Spain kicked butt?  Took 800 years for the losers to expel the Muzzies, a little bit longer than expected because of the customary 18-hour/day siestas.


----------



## Trajan (Aug 31, 2011)

"we may forgive you for killing our sons, but we will never forgive you for making us kill yours". Golda Meir.


----------



## Moonglow (Aug 31, 2011)

As head of the Jewish Agency Political Department, Meir called the mass exodus of Arabs before the War of Independence in 1948 as "dreadful" and likened it to what had befallen the Jews in Nazi-occupied Europe.
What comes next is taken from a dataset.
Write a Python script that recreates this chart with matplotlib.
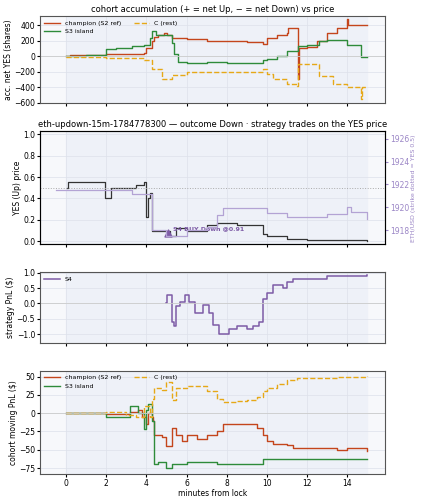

Gee I love a socialists Jew


----------



## JStone (Aug 31, 2011)

Moonglow said:


> As head of the Jewish Agency Political Department, Meir called the mass exodus of Arabs before the War of Independence in 1948 as "dreadful" and likened it to what had befallen the Jews in Nazi-occupied Europe.
> 
> Gee I love a socialists Jew



You made that up, dink.  

The Arab leaders urged their own people to evacuate.  The war of independnece was launched by the Rabs.
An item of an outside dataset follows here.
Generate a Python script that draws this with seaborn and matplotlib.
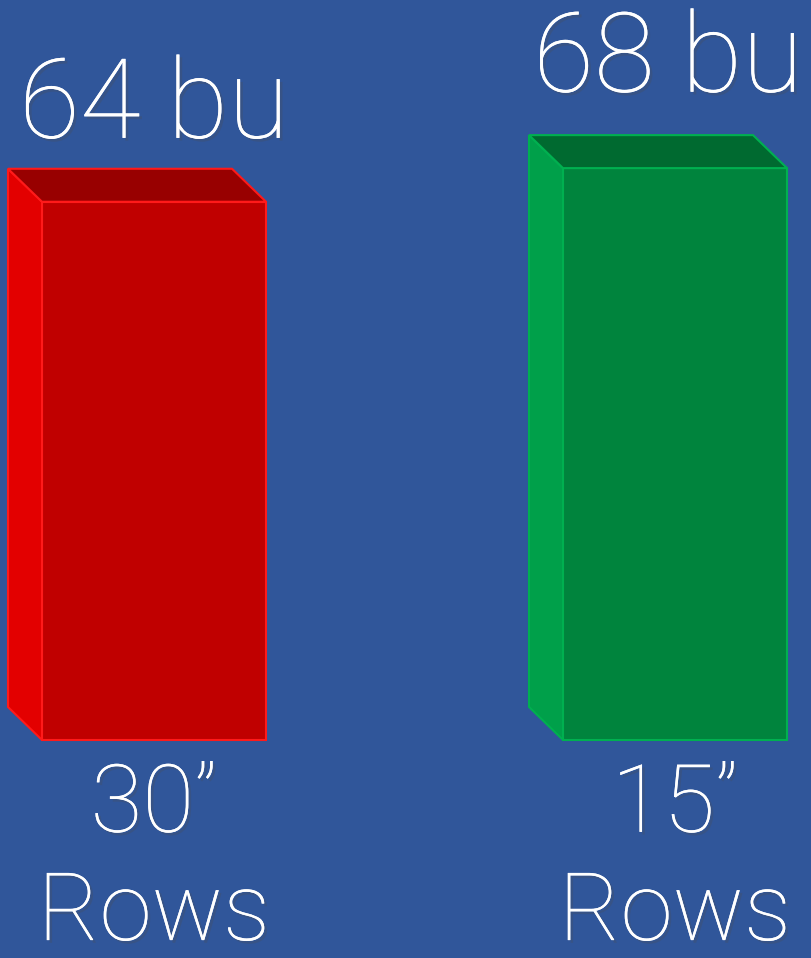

Maybe, open a history book so I don't have to cut your balls off in public


----------



## Avatar9 (Aug 31, 2011)

You meant _hanged_, right?


----------



## JStone (Aug 31, 2011)

Trajan said:


> "we may forgive you for killing our sons, but we will never forgive you for making us kill yours". Golda Meir.
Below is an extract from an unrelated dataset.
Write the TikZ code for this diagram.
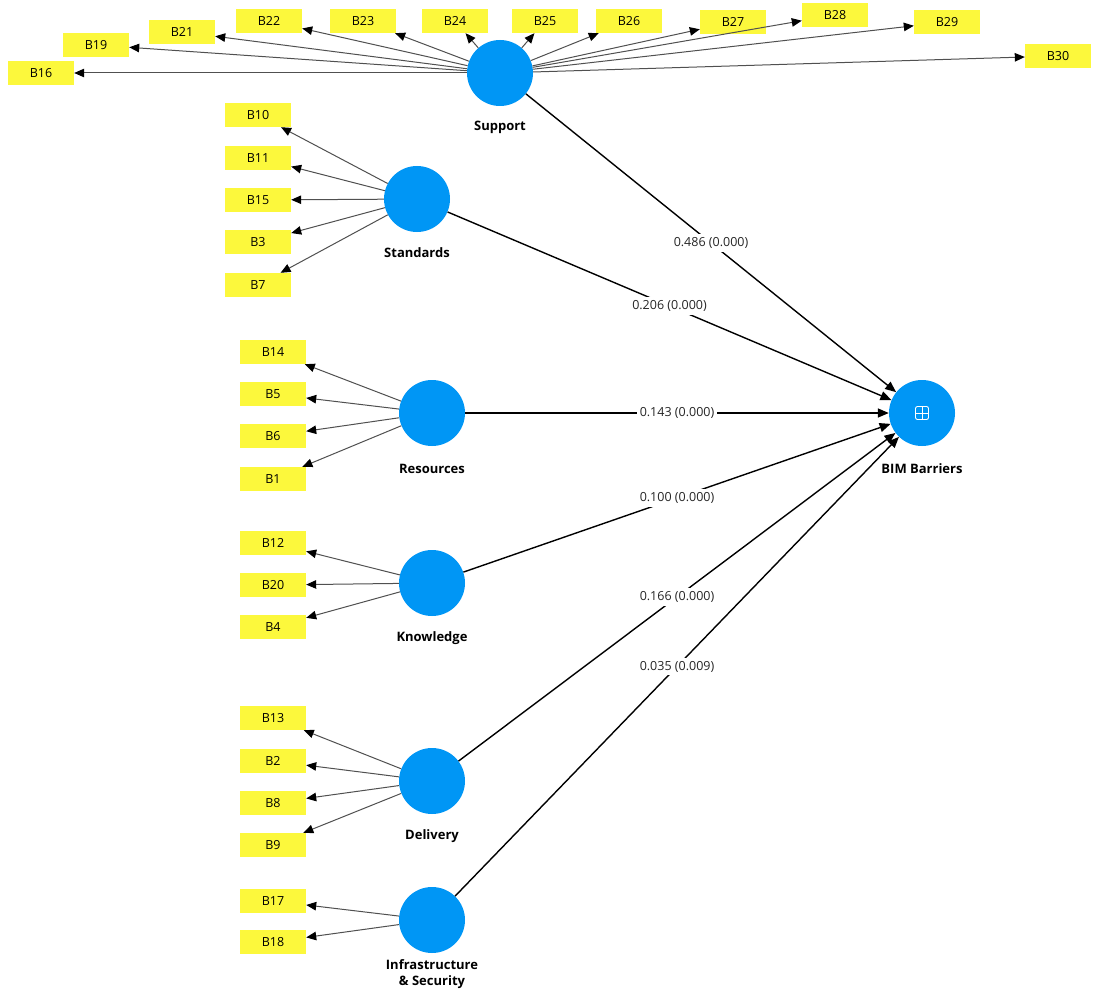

"Peace will come when the Arabs will love their children more than they hate us"  Golda Meir


----------



## Moonglow (Aug 31, 2011)

JStone said:


> Moonglow said:
> 
> 
> > As head of the Jewish Agency Political Department, Meir called the mass exodus of Arabs before the War of Independence in 1948 as "dreadful" and likened it to what had befallen the Jews in Nazi-occupied Europe.
> ...



Sorry, I left out da link

Endless War New York Times, May 4, 2008


----------



## Moonglow (Aug 31, 2011)

JStone said:


> Moonglow said:
> 
> 
> > As head of the Jewish Agency Political Department, Meir called the mass exodus of Arabs before the War of Independence in 1948 as "dreadful" and likened it to what had befallen the Jews in Nazi-occupied Europe.
> ...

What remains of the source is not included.